A 4-0 loss to the New Jersey Devils in Newark marked the nadir of the trip, and another shutout loss in the home opener to the Montreal Canadiens bore further evidence that this year’s Rangers were not playoff caliber.

But flashes of Vigneault’s new defensively oriented puck possession system shown through in November, as the team rebounded to even out at .500 by the end of the month.  A strong showing against former coach John Tortarella’s Vancouver Canucks, featuring a hat-trick from Chris Kreider, long thought to be punished by Tortarella’s grinding system, put the exclamation on the month’s last day.

A record-long nine game home stand in December was considered by many Rangers fans a potential runway for the team to take off. But four-straight losses, including another to the Devils, this time in overtime, scuttled those hopes. The second half of the home stand saw improvement, as the team collected seven of a possible ten points and set up the Rangers for a strong January.

Vigneault’s team seemed to finally shake off the remnants of Tortorella’s tenure, departing the former coach’s penchant for toughness and grit for a more stylized approach in January. The month ended on a high note as the Rangers drubbed the Devils and then narrowly beat the Islanders in the Stadium Series, two outdoor games hosted at Yankees Stadium.

The Rangers went into the Olympic break on the heels of a 13-6 record since the beginning of the new year, but the optimistic outlook surrounding their surge was tempered by the impending free agency of Captain Ryan Callahan.

On March 5, Callahan, unable to reach an agreement with the club on a new contract , was traded, along with two draft picks, to the Tampa Bay Lightning in exchange for Martin St. Louis, last season’s Art Ross Trophy winner for tallying the most points in the regular season.

St. Louis, himself the captain of the Lightning, has endured a trying spell thus far as a Ranger, recording his lone goal with the club on April 1. After the sluggish start in New York, he managed to settle in, and in April has shown flashes of his former self, with a three-assist effort in the Ranger’s third to last game of the season. He also recorded the winning assist in the Ranger’s penultimate contest setting up star forward Rick Nash for his 29th goal of the season.

After missing a month of the campaign in November with a concussion, Nash has rebounded nicely, and nine of his goals go down as the game winner, one short of the Ranger’s club record.

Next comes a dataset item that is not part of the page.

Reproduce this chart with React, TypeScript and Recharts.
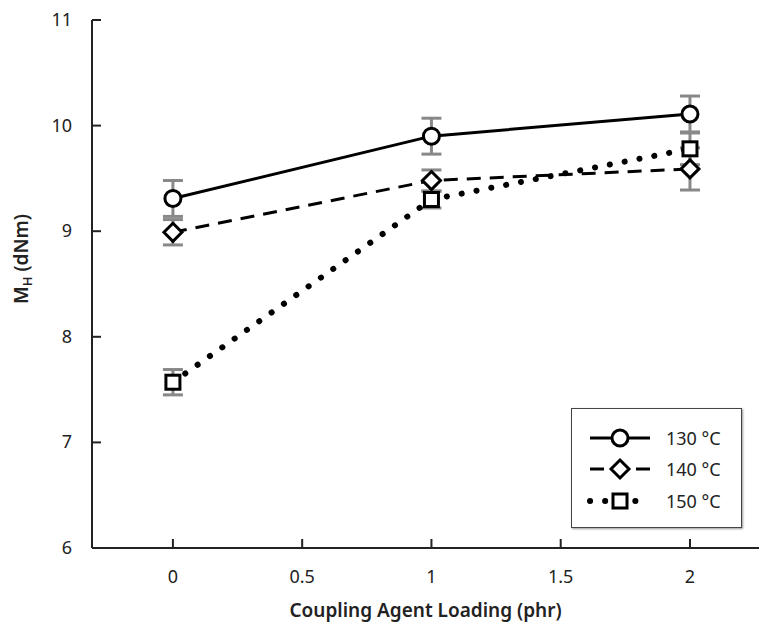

A feisty encounter in late March with his former team, the Columbus Blue Jackets, seemed to spark Nash and the Rangers to a strong finish.

The Rangers will look to both Nash and St. Louis as offensive super stars to ignite the club as they begin their postseason with a first round matchup against the rugged Philadelphia Flyers.

So too will the team hope to continue playing their balanced and defensively sound brand as they enter the postseason. The team boasts three potent lines, and the massive contributions of pre-season afterthoughts Mats Zuccarello and Benoit Pouliot have gone a long way towards turning the Rangers into such a hard team to match up with. The third line wingers, centered by Derek Brassard, have both enjoyed career years, and alleviated the streaky nature of the Ranger’s star forwards.

A sound and envied defensive core anchored by the up-and-coming Ryan McDonaugh also has the Ranger’s fourth best Goals Against column in the league and third best Penalty Kill in the league.

As always though, Henrik Lundqvist’s performance will determine how deep the Rangers can dance this spring. After a shaky first half of the season, the all-world netminder has rounded into form not a moment too soon.  Against a Flyers team with high-end attacking talent but a suspect defensive corp and inexperienced goaltending, it is Lundqvist above all else who may provide the edge.